Bizarre nvcc segfault

Hi all,

I’m retooling a program to run on GPUs and suddenly while bugshooting some kernel failures, my code started segfaulting on a file I wasn’t working on. I have my code rigged so that I can run the program without the CUDA implementation depending on my ./configure flags, and the file fun_function.c (which is the same with/without CUDA) runs just fine if compiled with gcc… compiling with nvcc seems to cause a segfault when I run the program. Here’s the relevant code and the output when it fails… I think you will agree with me that this is very strange (nothing GPU-based is actually called here):

fun_function.c (fun_function() is called from main.c)

fun_function()

{

  int fin = 2;

  int start;

  for (start=1; start<=fin; start++) 

  {

    printf("loop commenced\n");

    [blah blah blah]

    printf("JUST finished loop\n");

    printf("endloop: start = %i, fin = %i\n", start, fin);

  }

  printf("end function");

}

and the terminal output:

loop commenced

JUST finished loop

endloop: start = 1, fin = 2

loop commenced

JUST finished loop

endloop: start = 2, fin = 2

Segmentation fault

There is absolutely no code between printf(“endloop: start = %i, fin = %i\n”, start, fin); and printf(“end function”); so the program seems to be segfaulting on its return to the FOR loop? And again, this piece of code runs perfectly when compiled as

gcc -O3 -c fun_function.c

instead of

nvcc -O3 -arch=sm_20 -c fun_function.c

Is this a bug with nvcc? If anyone has seen anything similar, is there something behind the scenes that could be breaking or do you think I could just reinstall everything CUDA to get rid of this? (I’m running CUDA 4.0 on Ubuntu 10.10 with a GTX 460, using the most up-to-date drivers from the NVIDIA website, 275 or something instead of the 270 something given on the CUDA-specific webpage.)

Thanks!

S

Just tested a fresh Ubuntu/CUDA install and got the same problem.

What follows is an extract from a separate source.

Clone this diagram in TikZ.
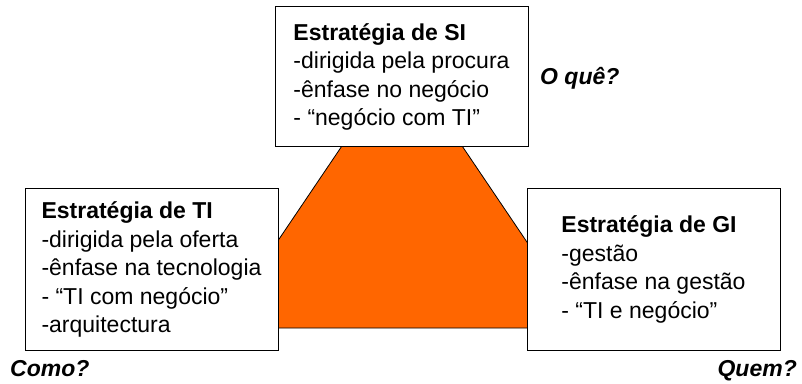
\documentclass[tikz,border=0pt]{standalone}
\usepackage{fontspec}
\setmainfont{Liberation Sans}
\definecolor{tri}{HTML}{FF6600}
\begin{document}
\begin{tikzpicture}[x=1pt,y=1pt,
  box/.style={draw=black,line width=1pt,fill=white,minimum width=253pt,inner sep=0pt,align=left,
    font=\fontsize{23}{28.5}\selectfont},
  qlabel/.style={inner sep=0pt,font=\fontsize{23}{28}\selectfont\bfseries\itshape}]
\useasboundingbox (0,0) rectangle (802,383);
\filldraw[fill=tri,draw=black,line width=0.8pt] (402,326) -- (585,55) -- (219,55) -- cycle;
\node[box,minimum height=140pt] (si) at (401.5,306) {\textbf{Estratégia de SI}\\-dirigida pela procura\\-ênfase no negócio\\- “negócio com TI”};
\node[box,minimum height=161pt] (ti) at (151.5,113.5) {\textbf{Estratégia de TI}\\-dirigida pela oferta\\-ênfase na tecnologia\\- “TI com negócio”\\-arquitectura};
\node[box,minimum height=161pt] (gi) at (653.5,113.5) {\textbf{Estratégia de GI}\\-gestão\\-ênfase na gestão\\- “TI e negócio”};
\node[qlabel,anchor=base west] (oque) at (540,298) {O quê?};
\node[qlabel,anchor=base west] (como) at (10,7) {Como?};
\node[qlabel,anchor=base east] (quem) at (797,7) {Quem?};
\end{tikzpicture}
\end{document}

EDIT: The beginning of a (long) valgrind output:

[…]

endloop: start = 2, fin = 2

==22897== Invalid read of size 4

==22897== at 0x8051D5A: main (in /home/socrates/Documents/program_folder/bin/program)

==22897== Address 0x43546a4 is 8 bytes after a block of size 4 alloc’d

==22897== at 0x40251F2: calloc (vg_replace_malloc.c:467)

EDIT: valgrind was picking up on a memory error elsewhere in the program, and I fixed that so now this is the beginning of the valgrind output:

endloop: start = 2, fin = 2

==27093== Invalid read of size 4

==27093== at 0x40279F6: memcpy (mc_replace_strmem.c:635)

==27093== by 0x48C8A3B: ??? (in /usr/lib/libcuda.so.275.21)

==27093== by 0x48EAA35: ??? (in /usr/lib/libcuda.so.275.21)

==27093== by 0x489A430: ??? (in /usr/lib/libcuda.so.275.21)

==27093== by 0x489A770: ??? (in /usr/lib/libcuda.so.275.21)

==27093== by 0x48774FB: ??? (in /usr/lib/libcuda.so.275.21)

==27093== by 0x4879762: ??? (in /usr/lib/libcuda.so.275.21)

==27093== by 0x486C13C: cuMemcpy3D_v2 (in /usr/lib/libcuda.so.275.21)

==27093== by 0x4073DEB: ??? (in /usr/local/cuda/lib/libcudart.so.4.0.17)

==27093== by 0x405C302: ??? (in /usr/local/cuda/lib/libcudart.so.4.0.17)

==27093== by 0x407F36A: cudaMemcpy3D (in /usr/local/cuda/lib/libcudart.so.4.0.17)

==27093== by 0x805D344: cuda_calloc_3d_array(void****, unsigned int, unsigned int, unsigned int, unsigned int) (array_cuda.cu:80)

Why do I get a segfault from a completely different function between these two printf statements?